The European Union has decided to revise the Emissions Trading Scheme and the emergency capping of gas prices at European level. According to some experts, while decarbonisation is a priority for steel companies, implementing it too quickly will mean a loss of competitiveness due to rising costs. What is your view on the whole issue and will the higher price of allowances affect the functioning of VMT?

The decarbonisation of the steel industry is a big topic. On the one hand, we all want to breathe cleaner air, but on the other hand, we can't do without steel yet. The world produces 1.7 billion tonnes of steel a year, of which 0.4 billion tonnes is made from scrap in electric furnaces. Most of it (1.3 billion tonnes) is therefore produced from iron produced in the conventional way from iron ore in blast furnaces. However, this process generates CO2 in chemical reactions that exploit the properties of coke. The production of one tonne of steel produces about 2 tonnes of CO2. In the Czech Republic, CO2 emissions from steel production account for about 5% of greenhouse gas emissions, the highest of any manufacturing industry. To that extent, efforts to reduce them are understandable. What is worse is the speed that the EU expects.

The target is to reduce greenhouse gas emissions by at least 55% by 2030. The question is how to do it?

An alternative to blast furnace steelmaking is direct reduction of iron ore (DRI) with natural gas or hydrogen. However, their consumption in this process is enormous. It costs around CZK 10 billion to build a DRI plant with a capacity of 1 million tonnes of iron. If you embark on such an investment, despite the infinite returns, you have to factor depreciation into the price of steel. Let's say 200 €/t. Then there are the emission allowances, in the order of €70/t, which, if two tonnes of CO2 are actually generated from one tonne of steel, results in a price impact of €140/t. That's already a €340/t increase in the price of steel.  Moreover, there is not even a cheap source of natural gas in Europe, and to produce the necessary amount of hydrogen, again, a large amount of electricity is needed, but also natural gas. To give you an idea, if for example the Czech steel industry (5 million t/y) were to switch completely to hydrogen reduction, it would need about 10 times more energy than today, i.e. about 20 TWh, which is a quarter of the total consumption in the Czech Republic. You will have to reflect that overproduction of energy in the price again. Either it will be from nuclear or green energy, which will again be much more expensive. Let's say another €100/t. That's 440 €/t. Logistics costs will most likely increase, I would not be afraid to estimate at least 100 €/t. That's already somewhere in the region of €540/t extra to the price.

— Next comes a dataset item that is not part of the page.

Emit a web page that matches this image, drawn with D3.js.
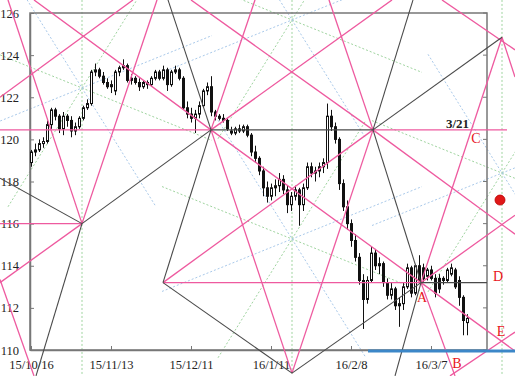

Well, when you consider that longer lasting higher quality steel is coming back into circulation later, and scrap is therefore also generally becoming scarcer, the route of producing steel in electric arc furnaces from scrap is not the only possible solution either. It is only one way. Similarly to so-called hybrid furnaces, where the scrap input can be flexibly controlled from 40 to 100 %. A mix of production technologies is therefore likely to emerge. Given that there is around 4.5 million tonnes of scrap in the country, I think that we will go down the route of arc and hybrid furnaces in our country. Liberty Ostrava is already investing in them.
More than competitiveness, in my opinion, it will be a question of how each country approaches the promotion of emission reduction projects and sets reasonable milestones for moving away from fossil fuels. Steel will one day be green, but it won't be cheaper, we will all have to pay for cleanliness. So the message to all customers is "Buy now!"